Florida's attempt to be a player in the selection of the Democratic Party's 2008 nominee continued on its chaotic course this week.
Congressional leaders, party leaders and representatives of the Clinton and Obama campaigns are in disagreement on what should be done to count the Sunshine State's anticipated 210 convention seats.
"This is totally ridiculous. Don't they have any concern for the 1.7 million Democratic voters who went to the polls in January and for the delegates who were elected March 1, pursuant to that vote," said George Maurer of Key West, a Monroe County Democratic Committeeman.
1. Should the Jan. 29 vote, which gave the most delegate seats to Clinton, be allowed? The vote was ruled ineligible for delegates by the Democratic Executive Committee, which punished Florida for moving up its primary date (even though it was passed by the Republican-dominated Legislature). That issue is now before the 11th Circuit Court of Appeal which is expected to rule next Monday. A Tampa consultant, Victor DiMaio, filed the suit as a way to get the state party off the hook.
2. Should there be a re-vote and who would pay for it? The state's Republican Governor Charlie Crist and legislative leaders of both parties nix any public money for a new election, although several have floated the idea of a June 3 contest.
3. Should Florida have a vote-by-mail replay? Who will pay for it and is it legal under Florida law? Florida's nine Democratic congressional representatives say they will oppose such an idea and that it may not be allowed under the state's constitution. State Sen. Steve Geller said a poll taken this week showed most Democrats favor a re-vote (The poll was of 600 Democrats, he said).
4. Should Democrats give 105 seats each to Clinton and Obama and let chips fall as they may?
5. Should Florida wait until the Democratic Convention in Denver Aug. 25-28 and go to the Credentials Committee to be seated - or, if necessary, risk a floor fight? That would certainly drive the state's electoral votes away from the Democrats, opponents say.
If these options were not enough to confuse the public, Florida newspapers further muddled matters with contradictory headlines and stories almost daily.

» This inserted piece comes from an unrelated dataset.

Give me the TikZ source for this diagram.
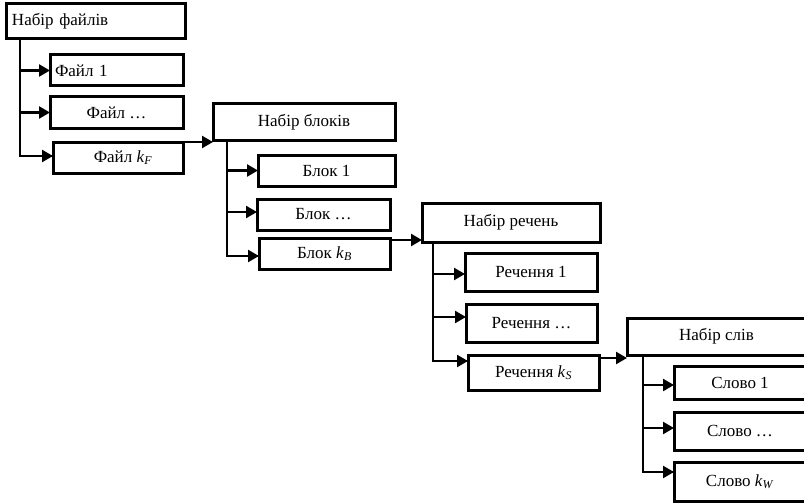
\documentclass[tikz,border=0pt]{standalone}
\usepackage{fontspec}
\setmainfont{Liberation Serif}
\usetikzlibrary{arrows.meta}
\tikzset{
  box/.style={draw, line width=3pt, inner sep=0pt, outer sep=0pt, font=\fontsize{17}{19}\selectfont},
  conn/.style={line width=2.4pt},
  arr/.style={line width=2.4pt, -{Triangle[length=11pt,width=12pt]}},
}
\newcommand{\kk}[1]{\textit{k}\textsubscript{\textit{#1}}}
\begin{document}
\begin{tikzpicture}[x=1pt,y=-1pt]
\useasboundingbox (0,0) rectangle (804,503);
\clip (0,0) rectangle (804,503);
% level 1
\node[box, minimum width=179pt, minimum height=35pt, text width=167pt, align=left] (nf) at (95.5,21.5) {Набір файлів};
\node[box, minimum width=133pt, minimum height=31pt, text width=123pt, align=left] (f1) at (116.5,70.5) {Файл 1};
\node[box, minimum width=133pt, minimum height=31pt] (f2) at (116.5,112.5) {Файл \ldots};
\node[box, minimum width=130pt, minimum height=31pt] (fk) at (118,157.5) {\hspace{10pt}Файл \kk{F}};
% level 2
\node[box, minimum width=182pt, minimum height=36pt] (nb) at (304,122) {Набір блоків};
\node[box, minimum width=137pt, minimum height=31pt] (b1) at (326.5,170.5) {Блок 1};
\node[box, minimum width=133pt, minimum height=31pt] (b2) at (323.5,214.5) {Блок \ldots};
\node[box, minimum width=131pt, minimum height=31pt] (bk) at (324.5,253.5) {Блок \kk{B}};
% level 3
\node[box, minimum width=178pt, minimum height=39pt] (nr) at (511,222.5) {Набір речень};
\node[box, minimum width=132pt, minimum height=38pt] (r1) at (531,272) {Речення 1};
\node[box, minimum width=131pt, minimum height=38pt] (r2) at (531.5,323) {Речення \ldots};
\node[box, minimum width=131pt, minimum height=35pt] (rk) at (533.5,372.5) {Речення \kk{S}};
% level 4
\node[box, minimum width=179pt, minimum height=37pt] (ns) at (716.5,336.5) {Набір слів};
\node[box, minimum width=132pt, minimum height=33pt] (s1) at (740,382.5) {Слово 1};
\node[box, minimum width=132pt, minimum height=38pt] (s2) at (740,431) {Слово \ldots};
\node[box, minimum width=132pt, minimum height=39pt] (sk) at (740,481.5) {Слово \kk{W}};
% trunk tops
\coordinate (tf) at (20,39);
\coordinate (tb) at (227,140);
\coordinate (tr) at (433,242);
\coordinate (ts) at (643,355);
% arrow targets
\coordinate (f1in) at (f1.west);
\coordinate (f2in) at (f2.west);
\coordinate (fkin) at ([yshift=1.5pt]fk.west);
\coordinate (b1in) at (b1.west);
\coordinate (b2in) at ([yshift=2.5pt]b2.west);
\coordinate (bkin) at ([yshift=-2.5pt]bk.west);
\coordinate (r1in) at ([yshift=-2pt]r1.west);
\coordinate (r2in) at ([yshift=6pt]r2.west);
\coordinate (rkin) at ([yshift=11.5pt]rk.west);
\coordinate (s1in) at ([yshift=-2.5pt]s1.west);
\coordinate (s2in) at ([yshift=3pt]s2.west);
\coordinate (skin) at ([yshift=9.5pt]sk.west);
\coordinate (fkout) at (fk.north east);
\coordinate (bkout) at ([yshift=-2pt]bk.north east);
\coordinate (rkout) at ([yshift=-3pt]rk.north east);
% level 1 arrows
\draw[conn] (tf) |- (fkin);
\draw[arr] (tf |- f1in) -- (f1in);
\draw[arr] (tf |- f2in) -- (f2in);
\draw[arr] (tf |- fkin) -- (fkin);
\draw[arr] (fkout) -- (fkout -| nb.west);
% level 2 arrows
\draw[conn] (tb) |- (bkin);
\draw[arr] (tb |- b1in) -- (b1in);
\draw[arr] (tb |- b2in) -- (b2in);
\draw[arr] (tb |- bkin) -- (bkin);
\draw[arr] (bkout) -- (bkout -| nr.west);
% level 3 arrows
\draw[conn] (tr) |- (rkin);
\draw[arr] (tr |- r1in) -- (r1in);
\draw[arr] (tr |- r2in) -- (r2in);
\draw[arr] (tr |- rkin) -- (rkin);
\draw[arr] (rkout) -- (rkout -| ns.west);
% level 4 arrows
\draw[conn] (ts) |- (skin);
\draw[arr] (ts |- s1in) -- (s1in);
\draw[arr] (ts |- s2in) -- (s2in);
\draw[arr] (ts |- skin) -- (skin);
\end{tikzpicture}
\end{document}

South Floridians, for example, who often see several news accounts as well as multi- channel television reports could hardly miss the following comparison. The Miami Herald noted on page Wednesday "Vote Re-Do Plan Going Forward". The Florida Sun-Sentinel in Fort Lauderdale gave a different message, on two successive days - "Florida Congressmen Against a Vote by Mail" and "Do-Over Plan Splits Democrats."
"This is absolutely ridiculous...an insult to voters. How many times do we have to vote," said Terry Hammes, a Boca Raton business executive. "Florida must be counted."
Clinton supporters following her lead, at first wanted only the Jan. 29 vote counted but now say they will accept a mail in re-vote. However, Rep. Debbie Wasserman-Schultz, a Clinton advocate, says there is no agreement yet among the party's House members on how to proceed. She said people who know Clinton won the Jan. 29 primary are already upset.
Obama says he just wants a caucus and his supporters say "no" to any other alternative. Rep. Robert Wexler, an Obama supporter, says a mail-in vote is open to possible fraud, noting some seniors may have left the state as spring approaches, college students may have new addresses, renters may not be in the same location and other problems may arise.
Actually, Florida's Convention delegation - as of this time - would make only a miniscule difference in favor of Clinton if the January results were recognized. Because delegates are elected based on congressional district votes, Clinton only would be ahead of Obama by a handful of delegates in Florida. Most observers believe a redo of the election would have much the same results, at the cost of 5 million dollars, and there is still the questions of its legality and who would pay for it.
If Florida and Michigan (another state being punished by the DNC) were to be seated at the convention, the magic number to name a nominee would be 2,209 delegate votes (without the two states, it is 2,025). There are now various figures being cited on the current delegate count, but most observers think it is approximately 1600 for Obama and 1480 for Clinton - neither of which is in striking range for the nomination. Even, with Pennsylvania voting in June and several other states to follow, neither candidate can go over the top, except with Super delegate support "or Florida's vote," according to some party brass.